Stated task: Leaving out all images, write out the records that follow exactly.
☆ ☆ ☆ ☆ ☆
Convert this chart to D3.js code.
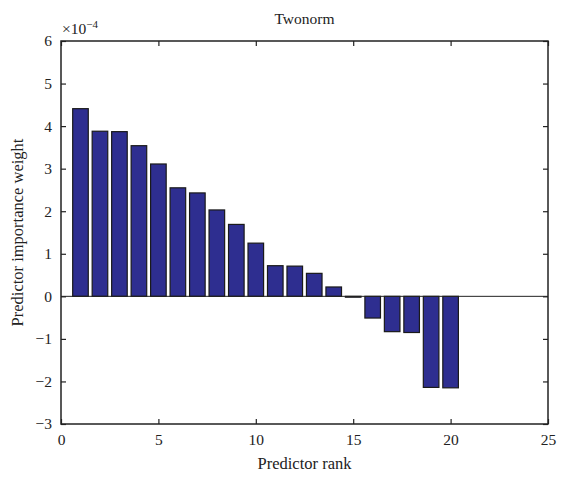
<!DOCTYPE html>
<html>
<head>
<meta charset="utf-8">
<script src="https://cdn.jsdelivr.net/npm/d3@7"></script>
<style>
  body { margin: 0; background: #fff; }
  text { font-family: "Liberation Serif", "DejaVu Serif", serif; fill: #222; }
</style>
</head>
<body>
<div id="viz"></div>
<script>
// chart values (weights in units of 1e-4)
var ranks = d3.range(1, 21);
var weights = [4.41, 3.88, 3.87, 3.54, 3.11, 2.55, 2.43, 2.03, 1.69, 1.25,
               0.72, 0.71, 0.54, 0.22, -0.02, -0.51, -0.83, -0.85, -2.14, -2.15];
var xTicks = [0, 5, 10, 15, 20, 25];
var yTicks = [-3, -2, -1, 0, 1, 2, 3, 4, 5, 6];

var W = 562, H = 480;
const margin = {top: 41, right: 14, bottom: 56, left: 61},
  width = W - margin.left - margin.right,
  height = H - margin.top - margin.bottom;

const root = d3.select("#viz")
  .append("svg")
    .attr("width", W)
    .attr("height", H);

const svg = root.append("g")
    .attr("transform", `translate(${margin.left},${margin.top})`);

const x = d3.scaleLinear().domain([0, 25]).range([0, width]);
const y = d3.scaleLinear().domain([-3, 6]).range([height, 0]);

var barW = x(0.8) - x(0);

// bars
svg.selectAll("rect.bar")
  .data(ranks)
  .enter().append("rect")
    .attr("class", "bar")
    .attr("x", function(d) { return x(d) - barW / 2; })
    .attr("y", function(d, i) { return y(Math.max(0, weights[i])); })
    .attr("width", barW)
    .attr("height", function(d, i) { return Math.abs(y(weights[i]) - y(0)); })
    .attr("fill", "#2e2e90")
    .attr("stroke", "#1a1a1a")
    .attr("stroke-width", 1.2);

// baseline
svg.append("line")
  .attr("x1", 0).attr("x2", width)
  .attr("y1", y(0)).attr("y2", y(0))
  .attr("stroke", "#222").attr("stroke-width", 1);

// axes (ticks point inward, MATLAB style)
const tickLen = 5;
svg.append("g")
  .attr("transform", `translate(0,${height})`)
  .call(d3.axisBottom(x).tickValues(xTicks).tickSizeInner(-tickLen).tickSizeOuter(0).tickPadding(10))
  .call(g => g.select(".domain").remove());
svg.append("g")
  .call(d3.axisTop(x).tickValues(xTicks).tickSizeInner(-tickLen).tickSizeOuter(0).tickFormat(""))
  .call(g => g.select(".domain").remove());
svg.append("g")
  .call(d3.axisLeft(y).tickValues(yTicks).tickSizeInner(-tickLen).tickSizeOuter(0).tickPadding(9)
    .tickFormat(function(d) { return d < 0 ? "\u2212" + Math.abs(d) : d; }))
  .call(g => g.select(".domain").remove());
svg.append("g")
  .attr("transform", `translate(${width},0)`)
  .call(d3.axisRight(y).tickValues(yTicks).tickSizeInner(-tickLen).tickSizeOuter(0).tickFormat(""))
  .call(g => g.select(".domain").remove());

svg.selectAll(".tick line").attr("stroke", "#222").attr("stroke-width", 1.2);
svg.selectAll(".tick text")
  .style("font-family", "'Liberation Serif', serif")
  .style("font-size", "15.5px")
  .attr("fill", "#222");

// frame
svg.append("rect")
  .attr("width", width).attr("height", height)
  .attr("fill", "none").attr("stroke", "#222").attr("stroke-width", 1.5);

// exponent
var ex = root.append("text")
  .attr("x", margin.left + 1).attr("y", 34)
  .style("font-size", "15.5px");
ex.append("tspan").text("\u00d710");
ex.append("tspan").attr("dy", -6).style("font-size", "11px").text("\u22124");

// title
root.append("text")
  .attr("x", margin.left + width / 2).attr("y", 24)
  .attr("text-anchor", "middle")
  .style("font-size", "15.5px")
  .text("Twonorm");

// axis labels
root.append("text")
  .attr("x", margin.left + width / 2).attr("y", 469)
  .attr("text-anchor", "middle")
  .style("font-size", "16.5px")
  .text("Predictor rank");

root.append("text")
  .attr("transform", `translate(23,${margin.top + height / 2}) rotate(-90)`)
  .attr("text-anchor", "middle")
  .style("font-size", "16.5px")
  .text("Predictor importance weight");
</script>
</body>
</html>
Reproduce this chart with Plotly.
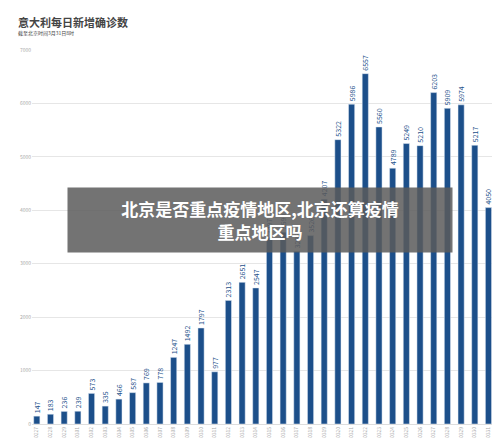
☆ ☆ ☆ ☆ ☆
Task output:
Convert this chart to D3.js code.
<!DOCTYPE html>
<html>
<head>
<meta charset="utf-8">
<script src="https://cdn.jsdelivr.net/npm/d3@7"></script>
<style>
  body { margin: 0; background: #fff; }
  text { font-family: "Liberation Serif", "DejaVu Serif", serif; fill: #222; }
</style>
</head>
<body>
<div id="viz"></div>
<script>
// chart values (weights in units of 1e-4)
var ranks = d3.range(1, 21);
var weights = [4.41, 3.88, 3.87, 3.54, 3.11, 2.55, 2.43, 2.03, 1.69, 1.25,
               0.72, 0.71, 0.54, 0.22, -0.02, -0.51, -0.83, -0.85, -2.14, -2.15];
var xTicks = [0, 5, 10, 15, 20, 25];
var yTicks = [-3, -2, -1, 0, 1, 2, 3, 4, 5, 6];

var W = 562, H = 480;
const margin = {top: 41, right: 14, bottom: 56, left: 61},
  width = W - margin.left - margin.right,
  height = H - margin.top - margin.bottom;

const root = d3.select("#viz")
  .append("svg")
    .attr("width", W)
    .attr("height", H);

const svg = root.append("g")
    .attr("transform", `translate(${margin.left},${margin.top})`);

const x = d3.scaleLinear().domain([0, 25]).range([0, width]);
const y = d3.scaleLinear().domain([-3, 6]).range([height, 0]);

var barW = x(0.8) - x(0);

// bars
svg.selectAll("rect.bar")
  .data(ranks)
  .enter().append("rect")
    .attr("class", "bar")
    .attr("x", function(d) { return x(d) - barW / 2; })
    .attr("y", function(d, i) { return y(Math.max(0, weights[i])); })
    .attr("width", barW)
    .attr("height", function(d, i) { return Math.abs(y(weights[i]) - y(0)); })
    .attr("fill", "#2e2e90")
    .attr("stroke", "#1a1a1a")
    .attr("stroke-width", 1.2);

// baseline
svg.append("line")
  .attr("x1", 0).attr("x2", width)
  .attr("y1", y(0)).attr("y2", y(0))
  .attr("stroke", "#222").attr("stroke-width", 1);

// axes (ticks point inward, MATLAB style)
const tickLen = 5;
svg.append("g")
  .attr("transform", `translate(0,${height})`)
  .call(d3.axisBottom(x).tickValues(xTicks).tickSizeInner(-tickLen).tickSizeOuter(0).tickPadding(10))
  .call(g => g.select(".domain").remove());
svg.append("g")
  .call(d3.axisTop(x).tickValues(xTicks).tickSizeInner(-tickLen).tickSizeOuter(0).tickFormat(""))
  .call(g => g.select(".domain").remove());
svg.append("g")
  .call(d3.axisLeft(y).tickValues(yTicks).tickSizeInner(-tickLen).tickSizeOuter(0).tickPadding(9)
    .tickFormat(function(d) { return d < 0 ? "\u2212" + Math.abs(d) : d; }))
  .call(g => g.select(".domain").remove());
svg.append("g")
  .attr("transform", `translate(${width},0)`)
  .call(d3.axisRight(y).tickValues(yTicks).tickSizeInner(-tickLen).tickSizeOuter(0).tickFormat(""))
  .call(g => g.select(".domain").remove());

svg.selectAll(".tick line").attr("stroke", "#222").attr("stroke-width", 1.2);
svg.selectAll(".tick text")
  .style("font-family", "'Liberation Serif', serif")
  .style("font-size", "15.5px")
  .attr("fill", "#222");

// frame
svg.append("rect")
  .attr("width", width).attr("height", height)
  .attr("fill", "none").attr("stroke", "#222").attr("stroke-width", 1.5);

// exponent
var ex = root.append("text")
  .attr("x", margin.left + 1).attr("y", 34)
  .style("font-size", "15.5px");
ex.append("tspan").text("\u00d710");
ex.append("tspan").attr("dy", -6).style("font-size", "11px").text("\u22124");

// title
root.append("text")
  .attr("x", margin.left + width / 2).attr("y", 24)
  .attr("text-anchor", "middle")
  .style("font-size", "15.5px")
  .text("Twonorm");

// axis labels
root.append("text")
  .attr("x", margin.left + width / 2).attr("y", 469)
  .attr("text-anchor", "middle")
  .style("font-size", "16.5px")
  .text("Predictor rank");

root.append("text")
  .attr("transform", `translate(23,${margin.top + height / 2}) rotate(-90)`)
  .attr("text-anchor", "middle")
  .style("font-size", "16.5px")
  .text("Predictor importance weight");
</script>
</body>
</html>
Reproduce this chart with Plotly.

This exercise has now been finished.